- [Input data]:
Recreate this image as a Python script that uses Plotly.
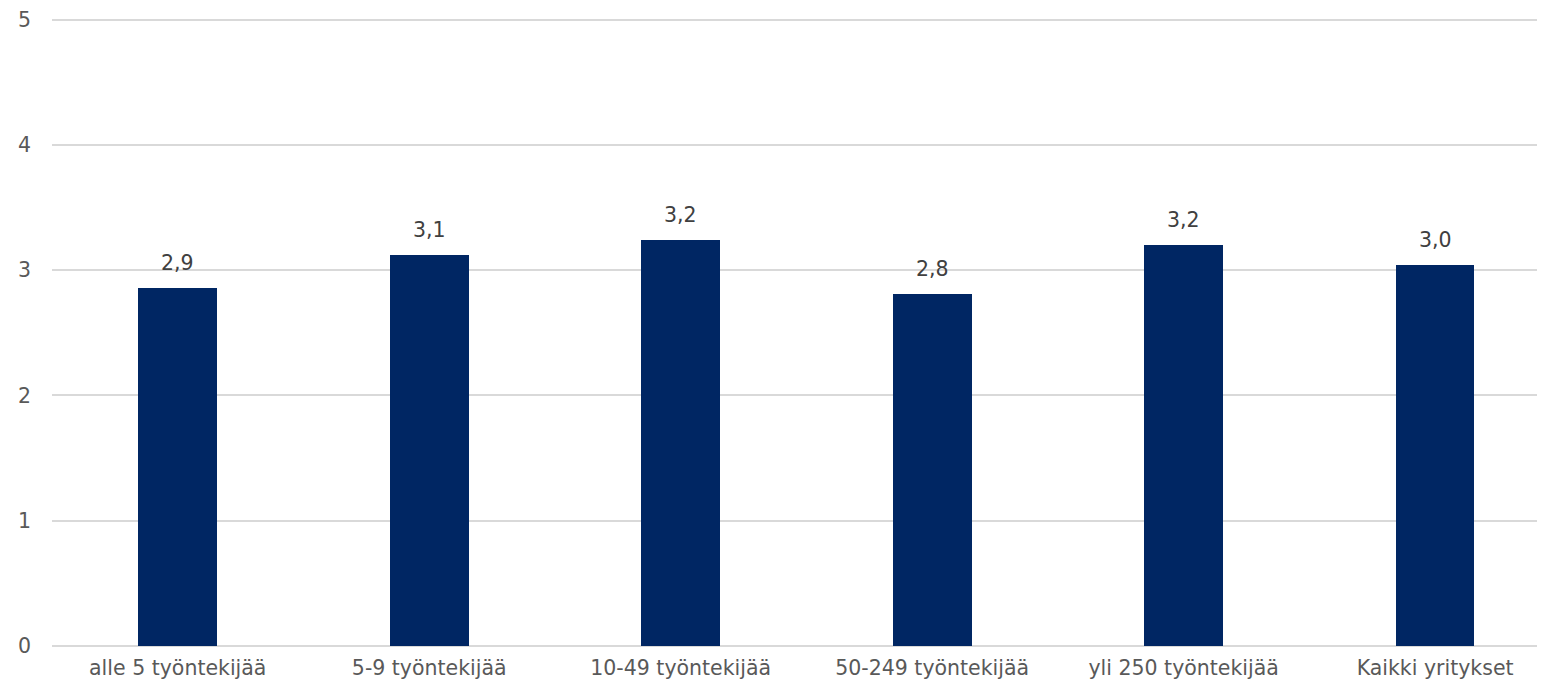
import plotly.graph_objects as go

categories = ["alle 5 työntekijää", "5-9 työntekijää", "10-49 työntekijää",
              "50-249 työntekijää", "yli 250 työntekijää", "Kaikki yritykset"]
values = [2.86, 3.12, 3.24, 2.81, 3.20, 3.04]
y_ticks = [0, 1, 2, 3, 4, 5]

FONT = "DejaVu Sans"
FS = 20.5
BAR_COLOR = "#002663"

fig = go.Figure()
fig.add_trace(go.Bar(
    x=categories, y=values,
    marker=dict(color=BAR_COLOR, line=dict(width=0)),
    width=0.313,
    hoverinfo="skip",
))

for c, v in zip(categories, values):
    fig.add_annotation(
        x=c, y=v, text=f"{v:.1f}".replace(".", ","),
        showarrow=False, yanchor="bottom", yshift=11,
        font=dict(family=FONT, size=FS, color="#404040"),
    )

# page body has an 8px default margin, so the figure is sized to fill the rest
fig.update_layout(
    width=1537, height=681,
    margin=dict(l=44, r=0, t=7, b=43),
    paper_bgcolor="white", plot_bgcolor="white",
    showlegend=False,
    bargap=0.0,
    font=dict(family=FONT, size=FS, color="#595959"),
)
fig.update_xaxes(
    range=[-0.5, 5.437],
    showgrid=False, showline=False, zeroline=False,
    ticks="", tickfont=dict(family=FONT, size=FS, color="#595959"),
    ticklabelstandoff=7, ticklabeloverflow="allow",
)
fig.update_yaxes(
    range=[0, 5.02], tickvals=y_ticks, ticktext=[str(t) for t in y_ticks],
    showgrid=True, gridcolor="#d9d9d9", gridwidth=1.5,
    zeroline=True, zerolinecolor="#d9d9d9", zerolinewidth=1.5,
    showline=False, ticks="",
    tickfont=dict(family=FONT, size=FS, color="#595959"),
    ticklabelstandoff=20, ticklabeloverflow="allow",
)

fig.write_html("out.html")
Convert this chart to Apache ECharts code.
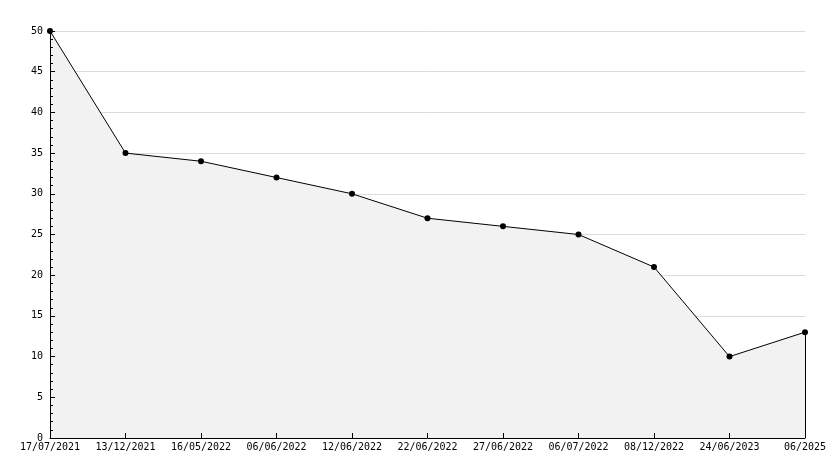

- [Direction]: Write out the listing above exactly as it stands, pictures excluded.

- [Final answer]:
Recreate this image as a Python script that uses Plotly.
import plotly.graph_objects as go

categories = ["alle 5 työntekijää", "5-9 työntekijää", "10-49 työntekijää",
              "50-249 työntekijää", "yli 250 työntekijää", "Kaikki yritykset"]
values = [2.86, 3.12, 3.24, 2.81, 3.20, 3.04]
y_ticks = [0, 1, 2, 3, 4, 5]

FONT = "DejaVu Sans"
FS = 20.5
BAR_COLOR = "#002663"

fig = go.Figure()
fig.add_trace(go.Bar(
    x=categories, y=values,
    marker=dict(color=BAR_COLOR, line=dict(width=0)),
    width=0.313,
    hoverinfo="skip",
))

for c, v in zip(categories, values):
    fig.add_annotation(
        x=c, y=v, text=f"{v:.1f}".replace(".", ","),
        showarrow=False, yanchor="bottom", yshift=11,
        font=dict(family=FONT, size=FS, color="#404040"),
    )

# page body has an 8px default margin, so the figure is sized to fill the rest
fig.update_layout(
    width=1537, height=681,
    margin=dict(l=44, r=0, t=7, b=43),
    paper_bgcolor="white", plot_bgcolor="white",
    showlegend=False,
    bargap=0.0,
    font=dict(family=FONT, size=FS, color="#595959"),
)
fig.update_xaxes(
    range=[-0.5, 5.437],
    showgrid=False, showline=False, zeroline=False,
    ticks="", tickfont=dict(family=FONT, size=FS, color="#595959"),
    ticklabelstandoff=7, ticklabeloverflow="allow",
)
fig.update_yaxes(
    range=[0, 5.02], tickvals=y_ticks, ticktext=[str(t) for t in y_ticks],
    showgrid=True, gridcolor="#d9d9d9", gridwidth=1.5,
    zeroline=True, zerolinecolor="#d9d9d9", zerolinewidth=1.5,
    showline=False, ticks="",
    tickfont=dict(family=FONT, size=FS, color="#595959"),
    ticklabelstandoff=20, ticklabeloverflow="allow",
)

fig.write_html("out.html")
Convert this chart to Apache ECharts code.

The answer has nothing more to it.